Using generic language that could apply to any role makes your letter forgettable. Mention specifics about the company or team to show genuine interest.

Practical Writing Tips & Customization Guide

If you completed a course or certification, mention the most relevant modules and a single outcome or lab you completed. This shows focused learning rather than a checklist.

Use metrics where possible, for example how you reduced boot time, automated a task, or improved uptime in a lab environment. Numbers give recruiters quick signals of impact.

Consider a short sentence offering a live demo or screen share to walk through recent work. That can speed up technical evaluation and show confidence.

Ask a trusted peer to review your letter for tone and clarity, especially to ensure the gap explanation sounds professional and concise. A second pair of eyes catches blind spots.

Return-to-Work Cover Letter Examples

Example 1 — Experienced admin returning after caregiving break

I am an experienced Linux administrator with 7 years managing production environments and I’m returning to the workforce after a 2. 5-year caregiving break.

Before my break I managed a 200-node Red Hat and Ubuntu fleet, implemented Ansible playbooks that reduced patch time by 60%, and cut mean time to recovery from 45 to 27 minutes through improved monitoring and runbooks. During my break I completed the LFCS certification (2024), rebuilt my home lab with a 6-node Proxmox cluster, and scripted CI jobs in GitLab CI to test configuration changes.

I’m seeking to bring that hands-on automation and incident-response discipline to Acme Tech’s platform team. I’m available for hands-on technical interview or to walk through a runbook I wrote for rolling kernel updates.

Thank you for considering a candidate returning to work with recent, validated skills.

What makes this effective: specific metrics (200 nodes, 60% reduction, 18-minute improvement), recent certification, and an offer to demonstrate practical work.

Example 2 — Career changer (network engineer -> Linux admin)

I’m transitioning from a network engineering role into Linux administration and returning after a 1-year career pause to upskill. In my previous role I automated network device provisioning with Python, reducing manual configuration time by 70%, and I routinely integrated device logs into an ELK stack for troubleshooting.

To pivot, I completed a focused Linux admin bootcamp, built Docker-based dev environments, and deployed an automated backup solution using Borg and cron across three test servers. My network background gives me strong troubleshooting instincts, and my recent projects show practical Linux operations skills: I scripted user and permission workflows for 150 accounts and reduced backup window by 40%.

I’m eager to apply cross-domain knowledge at Nexus Cloud, especially where networking and host configuration intersect. I would welcome the chance to discuss a 30-minute hands-on skills test or share access to my GitHub with the automation scripts referenced here.

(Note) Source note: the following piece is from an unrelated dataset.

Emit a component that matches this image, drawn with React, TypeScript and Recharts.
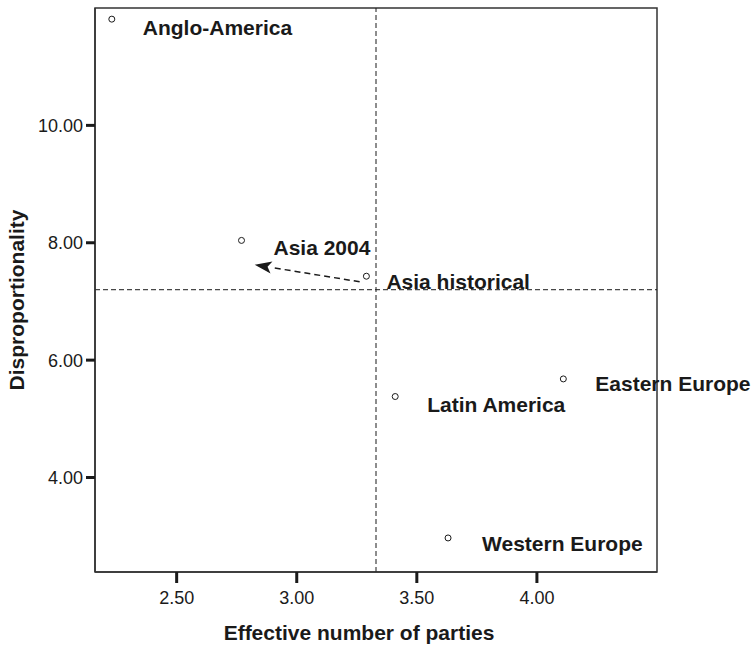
import React from 'react';
import {
  ScatterChart,
  Scatter,
  XAxis,
  YAxis,
  ReferenceLine,
  ReferenceArea
} from 'recharts';

// regions and their values
const regions = [
  'Anglo-America',
  'Asia 2004',
  'Asia historical',
  'Latin America',
  'Eastern Europe',
  'Western Europe'
];
const effectiveParties = [2.23, 2.77, 3.29, 3.41, 4.11, 3.63];
const disproportionality = [11.81, 8.04, 7.43, 5.38, 5.68, 2.97];

const xTicks = [2.5, 3.0, 3.5, 4.0];
const yTicks = [4, 6, 8, 10];

// mean lines
const meanParties = 3.33;
const meanDispro = 7.2;

// arrow from Asia historical towards Asia 2004
const arrowFrom = { x: 3.262, y: 7.335 };
const arrowTo = { x: 2.825, y: 7.625 };

const X_DOMAIN: [number, number] = [2.16, 4.5];
const Y_DOMAIN: [number, number] = [2.39, 12];

// label placement relative to each point (px)
const labelOffset: Record<string, [number, number]> = {
  'Anglo-America': [31, 8],
  'Asia 2004': [32, 7],
  'Asia historical': [20, 5],
  'Latin America': [32, 8],
  'Eastern Europe': [32, 5],
  'Western Europe': [34, 6]
};

const FONT = '"Liberation Sans", Arial, Helvetica, sans-serif';
const INK = '#1a1a1a';

const data = regions.map((name, i) => ({
  name,
  x: effectiveParties[i],
  y: disproportionality[i]
}));

const PointShape = (props: any) => {
  const { cx, cy, payload } = props;
  if (cx == null || cy == null) return null;
  const [dx, dy] = labelOffset[payload.name] || [30, 6];
  return (
    <g>
      <circle cx={cx} cy={cy} r={3} fill="#fff" stroke={INK} strokeWidth={1} />
      <text
        x={cx + dx}
        y={cy + dy}
        dominantBaseline="central"
        fontFamily={FONT}
        fontSize={21}
        fontWeight="bold"
        fill={INK}
      >
        {payload.name}
      </text>
    </g>
  );
};

const ArrowShape = (props: any) => {
  const { x1, y1, x2, y2 } = props;
  if ([x1, y1, x2, y2].some(v => v == null || isNaN(v))) return null;
  const len = Math.hypot(x2 - x1, y2 - y1);
  const ux = (x2 - x1) / len;
  const uy = (y2 - y1) / len;
  const headLen = 17;
  const headHalf = 6;
  const bx = x2 - ux * headLen;
  const by = y2 - uy * headLen;
  const px = -uy;
  const py = ux;
  return (
    <g>
      <line x1={x1} y1={y1} x2={bx} y2={by} stroke={INK} strokeWidth={1.5} strokeDasharray="6 4" />
      <polygon
        points={`${x2},${y2} ${bx + px * headHalf},${by + py * headHalf} ${bx + ux * 4},${by + uy * 4} ${bx - px * headHalf},${by - py * headHalf}`}
        fill={INK}
      />
    </g>
  );
};

const XTitle = (props: any) => {
  const { viewBox } = props;
  const cx = viewBox.x + viewBox.width / 2 - 17;
  return (
    <text x={cx} y={632} textAnchor="middle" dominantBaseline="central"
      fontFamily={FONT} fontSize={21} fontWeight="bold" fill={INK}>
      Effective number of parties
    </text>
  );
};

const YTitle = () => (
  <text x={16} y={300} textAnchor="middle" dominantBaseline="central"
    transform="rotate(-90, 16, 300)"
    fontFamily={FONT} fontSize={21} fontWeight="bold" fill={INK}>
    Disproportionality
  </text>
);

export default function App() {
  return (
    <div style={{ width: 755, height: 645, background: '#fff' }}>
      <style>{`body{margin:0}`}</style>
      <ScatterChart
        width={755}
        height={645}
        margin={{ top: 8, right: 98, bottom: 0, left: 0 }}
      >
        <XAxis
          type="number"
          dataKey="x"
          domain={X_DOMAIN}
          ticks={xTicks}
          tickFormatter={(v: number) => v.toFixed(2)}
          height={73}
          tickSize={11}
          tickMargin={8}
          axisLine={{ stroke: '#333', strokeWidth: 1.5 }}
          tickLine={{ stroke: INK, strokeWidth: 3 }}
          tick={{ fontFamily: FONT, fontSize: 18, fill: INK }}
          label={<XTitle />}
        />
        <YAxis
          type="number"
          dataKey="y"
          domain={Y_DOMAIN}
          ticks={yTicks}
          tickFormatter={(v: number) => v.toFixed(2)}
          width={95}
          tickSize={9}
          tickMargin={3}
          axisLine={{ stroke: '#333', strokeWidth: 1.5 }}
          tickLine={{ stroke: INK, strokeWidth: 3 }}
          tick={{ fontFamily: FONT, fontSize: 18, fill: INK }}
          label={<YTitle />}
        />
        <ReferenceArea
          x1={X_DOMAIN[0]}
          x2={X_DOMAIN[1]}
          y1={Y_DOMAIN[0]}
          y2={Y_DOMAIN[1]}
          fill="none"
          fillOpacity={0}
          stroke="#333"
          strokeWidth={1.5}
        />
        <ReferenceLine x={meanParties} stroke={INK} strokeWidth={1} strokeDasharray="5 3" />
        <ReferenceLine y={meanDispro} stroke={INK} strokeWidth={1} strokeDasharray="5 3" />
        <ReferenceLine
          segment={[arrowFrom, arrowTo]}
          shape={<ArrowShape />}
        />
        <Scatter data={data} isAnimationActive={false} shape={<PointShape />} />
      </ScatterChart>
    </div>
  );
}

What makes this effective: ties previous measurable accomplishments to new Linux skills and offers tangible proof (GitHub, hands-on test).

Example 3 — Early-career returner after internship and gap

I graduated with a Computer Systems degree in 2022 and completed a 6-month junior admin internship before taking a one-year leave for family reasons. During my internship I supported a mixed Debian/CentOS environment, reduced failed deploys by 50% by introducing pre-deploy smoke tests, and documented 12 runbooks used during on-call rotations.

Over the past year I kept skills current by completing a Cloud Foundations course, building Terraform modules to provision two staging environments, and contributing three automation scripts to an open-source monitoring project. I’m looking for a junior Linux admin role where I can grow under senior mentors and contribute immediately to operational stability.

I value clear runbooks, metric-driven incident responses, and will bring a measured, team-focused approach. I’m happy to provide my internship supervisor’s reference and walk through a sample runbook.

What makes this effective: concise explanation of the gap, concrete past results (50% reduction, 12 runbooks), and readiness validated by recent projects and references.